Updated: 4 March 2020
It’s been a while since there has been an exhibition of Don’s artwork.
If you’re lucky enough you can catch this latest show called Don Van Vliet: Parapliers the Willow Dipped, Paintings 1967-1997 at Michael Werner’s Gallery in New York.
Venue:
Michael Werner
4 East 77th Street
New York, NY 10075
Date:
31st January – 11th April (extended from original date of 31st March)
Monday to Saturday 10am – 6pm
There is also a pre-show reception on 30 January (6pm – 8pm) which will feature Nona Hendryx. Presumably Nona will be performing some of her Beefheart covers.
If you can’t make it to the exhibition itself there are some photographs on the Werner Gallery website:
Press release from Michael Werner:
Michael Werner Gallery is pleased to present Parapliers the Willow Dipped, Paintings 1967-1997, an exhibition of works by Don Van Vliet. Selected by artist Spencer Sweeney, this is the first New York exhibition of Van Vliet’s paintings in more than a decade.
A celebrated, prodigious child sculptor who grew up to reinvent himself as the legendary musician Captain Beefheart, Don Van Vliet today holds a place in rock-and-roll history as one of the most exacting and unconventional recording artists of his time. Van Vliet brought the wrenching howl of Delta blues to bear on his own oddball, avant-gardist boogie, recording challenging music that divided listeners and inspired generations. It was later that A.R. Penck identified “the demonic animality of man” in Van Vliet’s paintings, but he could have just as easily been describing the sound of Captain Beefheart and the Magic Band at its peak. No other music of its time sounded like it.
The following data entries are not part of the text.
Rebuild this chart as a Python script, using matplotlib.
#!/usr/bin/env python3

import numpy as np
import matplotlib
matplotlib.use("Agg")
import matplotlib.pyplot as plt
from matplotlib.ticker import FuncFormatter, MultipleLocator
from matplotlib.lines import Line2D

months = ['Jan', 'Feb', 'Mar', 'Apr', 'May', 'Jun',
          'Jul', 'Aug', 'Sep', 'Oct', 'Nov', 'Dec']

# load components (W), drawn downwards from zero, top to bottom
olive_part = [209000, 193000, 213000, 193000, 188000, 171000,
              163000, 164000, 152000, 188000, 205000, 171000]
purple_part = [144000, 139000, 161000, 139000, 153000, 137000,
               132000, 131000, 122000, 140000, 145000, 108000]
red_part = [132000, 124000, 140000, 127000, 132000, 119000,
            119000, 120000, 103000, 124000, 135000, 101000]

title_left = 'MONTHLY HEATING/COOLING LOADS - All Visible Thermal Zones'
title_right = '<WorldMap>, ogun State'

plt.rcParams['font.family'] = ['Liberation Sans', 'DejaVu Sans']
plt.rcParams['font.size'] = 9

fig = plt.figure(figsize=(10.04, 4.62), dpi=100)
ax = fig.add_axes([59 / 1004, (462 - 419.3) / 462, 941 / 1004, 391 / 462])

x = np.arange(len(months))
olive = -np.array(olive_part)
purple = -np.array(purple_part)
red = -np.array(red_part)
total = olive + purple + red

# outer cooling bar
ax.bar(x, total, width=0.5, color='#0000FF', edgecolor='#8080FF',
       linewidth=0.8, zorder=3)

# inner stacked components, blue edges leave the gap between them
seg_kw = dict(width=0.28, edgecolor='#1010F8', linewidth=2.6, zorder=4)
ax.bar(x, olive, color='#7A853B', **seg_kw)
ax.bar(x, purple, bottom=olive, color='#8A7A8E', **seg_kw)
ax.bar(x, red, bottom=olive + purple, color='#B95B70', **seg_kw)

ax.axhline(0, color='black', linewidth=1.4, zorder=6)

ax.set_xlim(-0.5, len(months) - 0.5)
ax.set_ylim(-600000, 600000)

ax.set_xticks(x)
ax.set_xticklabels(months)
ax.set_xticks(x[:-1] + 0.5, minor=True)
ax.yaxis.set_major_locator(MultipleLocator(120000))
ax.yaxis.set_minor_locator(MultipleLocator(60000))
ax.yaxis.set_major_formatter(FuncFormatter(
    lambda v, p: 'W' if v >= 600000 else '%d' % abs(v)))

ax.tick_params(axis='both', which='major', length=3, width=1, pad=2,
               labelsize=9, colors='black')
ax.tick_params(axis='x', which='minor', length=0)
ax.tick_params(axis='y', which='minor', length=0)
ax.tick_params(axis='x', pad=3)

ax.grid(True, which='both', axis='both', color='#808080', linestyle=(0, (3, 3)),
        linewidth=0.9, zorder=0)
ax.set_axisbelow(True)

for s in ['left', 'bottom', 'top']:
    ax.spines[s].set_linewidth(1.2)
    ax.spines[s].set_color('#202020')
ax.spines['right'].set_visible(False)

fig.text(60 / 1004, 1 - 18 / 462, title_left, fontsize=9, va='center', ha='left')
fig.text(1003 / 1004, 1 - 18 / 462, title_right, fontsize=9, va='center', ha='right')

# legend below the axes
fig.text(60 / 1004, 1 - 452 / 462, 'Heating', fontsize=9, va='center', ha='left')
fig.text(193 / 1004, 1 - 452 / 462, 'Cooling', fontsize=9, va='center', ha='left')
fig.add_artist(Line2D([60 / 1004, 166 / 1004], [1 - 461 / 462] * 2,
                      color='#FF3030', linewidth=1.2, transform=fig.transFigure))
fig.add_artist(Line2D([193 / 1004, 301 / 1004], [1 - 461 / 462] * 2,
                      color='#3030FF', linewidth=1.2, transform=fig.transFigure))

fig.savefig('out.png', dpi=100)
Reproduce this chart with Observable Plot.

Van Vliet painted throughout his many years performing, and in the mid-1980s turned away from music to devote his intense creative energy solely to painting. Chosen by artist Spencer Sweeney, the works comprising Parapliers the Willow Dipped explore the range of Van Vliet’s output over three decades and present an artist fully in tune with the legacies of European and American painting. An untitled canvas from 1967, the earliest painting in the exhibition, demonstrates the primal, vital elements of Van Vliet’s creative DNA: a splatter and spill resolves into a haunting, vestigial human form, unsettling in its refusal to claim identity as either abstraction or figuration. This restlessness can be traced throughout the entirety of Van Vliet’s frenetic oeuvre. Drawing on the visceral power of mid-century New York School abstraction as well late twentieth century European painting, Van Vliet embellishes those legacies with a twist of terror and weirdness, his own brand of American surrealism.
Don Van Vliet was born in Glendale, California, in 1941. Since 1985 Van Vliet’s work has been exhibited in galleries and museums worldwide, including the San Francisco Museum of Modern Art, Bielefelder Kunstverein, Brighton Museum and Art Gallery, Cleveland Center for Contemporary Art, P.S.1 Contemporary Art Center, New York and the Brandt Foundation in Greenwich, Connecticut. Don Van Vliet died at home in northern California in 2010.
Parapliers the Willow Dipped, Paintings 1967-1997 opens 31 January at Michael Werner Gallery in New York and will remain on view through March. A reception will be held on 30 January from 6-8PM featuring a performance by Nona Hendryx. Gallery hours are Monday through Saturday, 10AM-6PM.